Several new banks, such as Genesis Bank, are targeting a digitally savvy niche. “The pandemic forced everybody of every age and every demographic to change their behavior and embrace technology,” Gordon says. “Everyone learned how to transfer money, pay bills and wire funds either online or through mobile.”
Genesis Bank has no legacy systems or platforms. “We have our fingerprints all over the technology,” he says. “We’re able to entirely focus on the client in the manner that the client wants to function.”
Regardless of niche, it’s important for any de novo or community bank to understand its target customer and how to address their needs. “In the end, it’s the community that matters,” Maley says, “and we’re part of a community of people helping people.”
How one de novo reflects its diverse community
Genesis Bank in Newport Beach, Calif., is one of just two of the nation’s 143 MDIs, or minority depositary institutions, with the distinction of being diverse and multiracial, according to founding chairman and CEO Stephen Gordon.
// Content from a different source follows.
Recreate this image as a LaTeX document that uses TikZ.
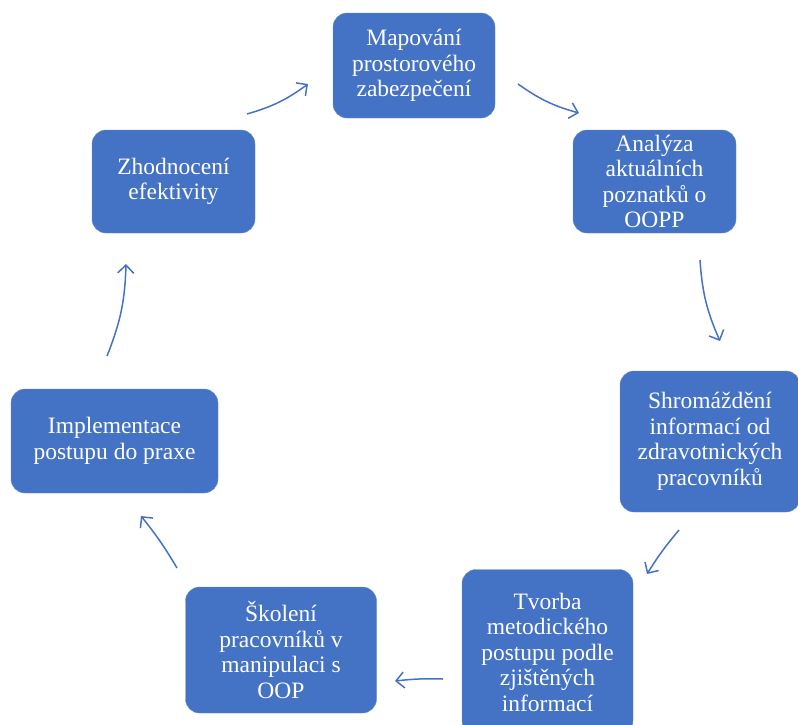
\documentclass[tikz,border=0pt]{standalone}
\usepackage{fontspec}
\setmainfont{Liberation Serif}
\usetikzlibrary{arrows.meta}
\definecolor{boxblue}{HTML}{4472C4}

\begin{document}
\begin{tikzpicture}[x=1pt,y=-1pt,
  box/.style={fill=boxblue,draw=boxblue!80!white,rounded corners=14pt,text=white,align=center,
    inner sep=0pt,font=\fontsize{23.5}{25.5}\selectfont},
  arr/.style={draw=boxblue,line width=1.5pt,-{Straight Barb[length=8pt,width=16pt]}}]

\useasboundingbox (0,0) rectangle (798,724);

\foreach \name/\x/\y/\w/\h/\txt in {
  map/414/65.5/162/105/{Mapování\\prostorového\\zabezpečení},
  ana/654.5/181.5/163/103/{Analýza\\aktuálních\\poznatků o\\OOPP},
  shr/710/441.5/180/141/{Shromáždění\\informací od\\zdravotnických\\pracovníků},
  tvo/547.5/652/171/165/{Tvorba\\metodického\\postupu podle\\zjištěných\\informací},
  sko/281/650/191/126/{Školení\\pracovníků v\\manipulaci s\\OOP},
  imp/114.5/441/207/104/{Implementace\\postupu do praxe},
  zho/173.5/181.5/163/103/{Zhodnocení\\efektivity}}
  \node[box,minimum width=\w pt,minimum height=\h pt] (\name) at (\x,\y) {\txt};

% arrow ends
\foreach \name/\x/\y in {a1s/247/114,a1e/308/84,a2s/518/84,a2e/579/113,
  a3s/700/260,a3e/720/341,a4s/679/530,a4e/647/574,a5s/443/679,a5e/395/681,
  a6s/177/568,a6e/141/516,a7s/107/356,a7e/126/264}
  \coordinate (\name) at (\x,\y);

\foreach \i/\b in {1/10,2/10,3/10,4/4,5/4,6/4,7/10}
  \draw[arr] (a\i s) to[bend right=\b] (a\i e);

\end{tikzpicture}
\end{document}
The de novo, which serves a “majority-minority” community in the Los Angeles area, also has a majority-minority seven-person board.
Gordon and the Genesis Bank team were inspired to launch the de novo, in part, because large banks pulled away from their communities during the pandemic. “There were many, many businesses left behind, and the banks did not step up and lead to the level that they should have,” he says. “We are putting our money where our mouth is by being designated an MDI.”
So far, the strategy is working. Genesis Bank opened in August 2021 with $57 million in capital, roughly half of which Gordon supplied himself. The bank is contemplating a second round of capital raising. “Being an MDI, there’s a very strong affinity for the institution and our mission,” Gordon says. “We’re drinking a little bit from a fire hose, and that’s a nice position to be in.”
Elizabeth Judd is a writer in Virginia.